Bliebe es bei solch trivialen Schablonen, würde "Menschen im Krieg" sich an seinem Thema versündigen. Doch Marge Piercy hat die erzählerische Kraft, die vertrauten Bahnen auch wieder zu verlassen. Denn Lawrence von Arabien vergiftet sich mit Zyankali, nachdem er der französischen Miliz in die Hände gefallen ist, um nicht an die SS ausgeliefert zu werden. Jeanne d'Arc wird von französischen Faschisten vergewaltigt und überlebt Auschwitz. Berenice stürzt mit dem Flugzeug ab, nachdem sie sich von ihrem Haustyrannen befreit hat. Eines der beiden Königskinder schuftet sich tief unter der Erde im Konzentrationslager Dora I erbärmlich zu Tode. Penelope muß keine Freier abwehren, sondern in der Fabrik arbeiten. Und Odysseus kriecht auf verschiedenen japanischen Inseln durch Kot, Blut und fauliges Salzwasser.

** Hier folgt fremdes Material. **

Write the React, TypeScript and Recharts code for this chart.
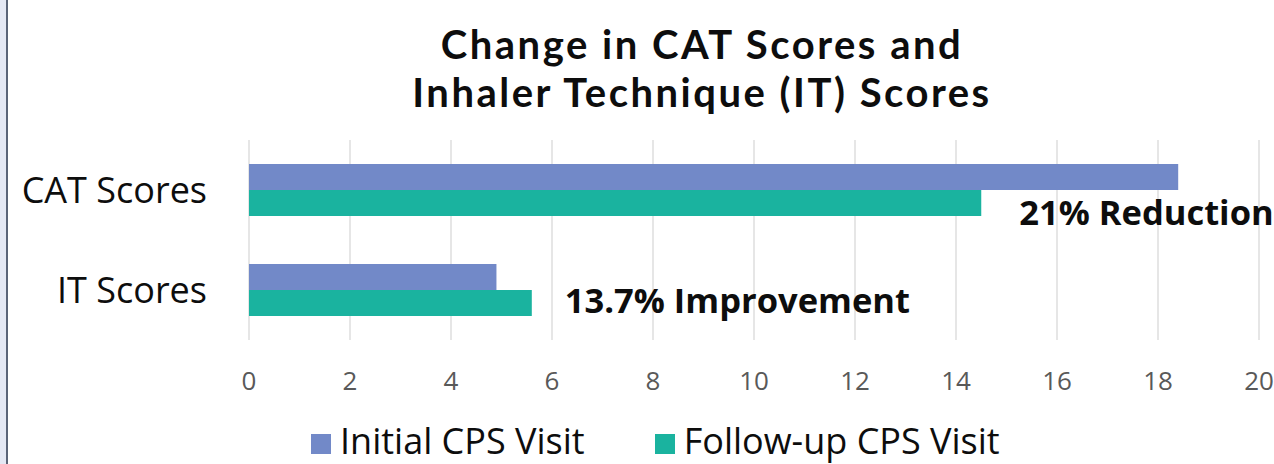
import React from 'react';
import {
  BarChart,
  Bar,
  XAxis,
  YAxis,
  CartesianGrid,
  LabelList,
} from 'recharts';

const categories = ['CAT Scores', 'IT Scores'];
const initialVisit = [18.4, 4.9];
const followUpVisit = [14.5, 5.6];
const changeNotes = ['21% Reduction', '13.7% Improvement'];
const xTicks = [0, 2, 4, 6, 8, 10, 12, 14, 16, 18, 20];

const seriesNames = ['Initial CPS Visit', 'Follow-up CPS Visit'];
const seriesColors = ['#7289C8', '#1AB39F'];

const data = categories.map((name, i) => ({
  name,
  initial: initialVisit[i],
  followUp: followUpVisit[i],
  note: changeNotes[i],
}));

const FONT = '"Open Sans", "Noto Sans", sans-serif';
const TITLE_FONT = 'Lato, "Open Sans", sans-serif';

// annotation drawn to the right of the follow-up bar
const NoteLabel = (props: any) => {
  const { x, y, width, height, index } = props;
  const gap = index === 0 ? 38 : 33;
  const base = index === 0 ? y + height + 9 : y + height - 3;
  return (
    <text
      x={x + width + gap}
      y={base}
      fontFamily={FONT}
      fontSize={34.5}
      fontWeight={700}
      fill="#0d0d0d"
    >
      {changeNotes[index]}
    </text>
  );
};

const App: React.FC = () => {
  return (
    <div
      style={{
        position: 'absolute',
        left: 0,
        top: 0,
        width: 1274,
        height: 464,
        overflow: 'hidden',
        background: '#fff',
        fontFamily: FONT,
      }}
    >
      {/* slide edge on the left */}
      <div style={{ position: 'absolute', left: 0, top: 0, width: 6, height: 464, background: '#E4E8F4' }} />
      <div style={{ position: 'absolute', left: 6, top: 0, width: 2, height: 464, background: '#5A6478' }} />

      <div
        style={{
          position: 'absolute',
          left: 0,
          top: 20,
          width: 1404,
          textAlign: 'center',
          fontFamily: TITLE_FONT,
          fontSize: 40,
          lineHeight: '48px',
          fontWeight: 700,
          letterSpacing: 2.5,
          color: '#0d0d0d',
        }}
      >
        Change in CAT Scores and
        <br />
        Inhaler Technique (IT) Scores
      </div>

      <div style={{ position: 'absolute', left: 8, top: 0 }}>
        <BarChart
          width={1266}
          height={464}
          data={data}
          layout="vertical"
          margin={{ top: 140, right: 15, left: 0, bottom: 0 }}
          barGap={0}
        >
          <CartesianGrid horizontal={false} stroke="#D9D9D9" strokeWidth={1.3} />
          <XAxis
            type="number"
            domain={[0, 20]}
            ticks={xTicks}
            height={124}
            axisLine={false}
            tickLine={false}
            tickMargin={26}
            tick={{ fontSize: 26, fill: '#595959', fontFamily: FONT }}
          />
          <YAxis
            type="category"
            dataKey="name"
            width={241}
            axisLine={false}
            tickLine={false}
            tickMargin={36}
            tick={{ fontSize: 36, fill: '#0d0d0d', fontFamily: FONT }}
          />
          <Bar dataKey="initial" name={seriesNames[0]} fill={seriesColors[0]} barSize={26} isAnimationActive={false} />
          <Bar dataKey="followUp" name={seriesNames[1]} fill={seriesColors[1]} barSize={26} isAnimationActive={false}>
            <LabelList dataKey="note" content={<NoteLabel />} />
          </Bar>
        </BarChart>
      </div>

      <div
        style={{
          position: 'absolute',
          left: 311,
          top: 423,
          display: 'flex',
          alignItems: 'center',
          fontSize: 36,
          lineHeight: '36px',
          color: '#0d0d0d',
        }}
      >
        {seriesNames.map((s, i) => (
          <div key={s} style={{ display: 'flex', alignItems: 'center', marginRight: 70 }}>
            <div style={{ width: 20, height: 20, background: seriesColors[i], marginRight: 9, marginTop: 6 }} />
            <span>{s}</span>
          </div>
        ))}
      </div>
    </div>
  );
};

export default App;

Die Schlachtszenen gehören zu den stärksten dieses Romans. Alles ist da: die Langeweile, das Durcheinander, die Angst, der Dreck, die Läuse. Auch ein gerechter Krieg ist ein Krieg, und Marge Piercy erspart uns nichts. Immer wieder staunt der Leser, daß eine Autorin, die doch offenbar nicht dabeigewesen ist, das große Sterben so lebensnah beschreiben konnte.

Leider wundert sich der Leser daneben noch über etwas anderes: Er hat selten eine dermaßen schlampige Übersetzung gesehen. Sie ist eine trübe Mixtur aus kruden Anglizismen ("Seine Trauer war echt genug") und unangebrachten Dialektausdrücken ("grantig", "kabbelig"). Das Resultat, eine Art norddeutsches Amerikano-Bayrisch, vermag nur mäßig zu erheitern. Wenn Kapitelüberschriften so lauten: "Der Seemann ist heim", "Freunde wissen am besten zu verletzen", "Talent zu Romanzen" - dann weckt das den frommen Wunsch, die Hölle für Übersetzer möge gut geheizt sein.

Indessen hat sogar die mißglückte Übersetzung ihr dialektisch Positives. Sie erleichtert dem Rezensenten sein Geschäft, denn sie ist eine Art Test. Ein Roman, der einen solchen Mordversuch übersteht, verfügt offenbar über enorme Lebenskräfte; kein Zweifel, Marge Piercy ist eine begabte Erzählerin. HANNES STEIN

Marge Piercy: "Menschen im Krieg". Roman. Aus dem Amerikanischen übersetzt von Heidi Zerning. Argument Verlag, Hamburg 1995. 759 S., geb., 56,- DM.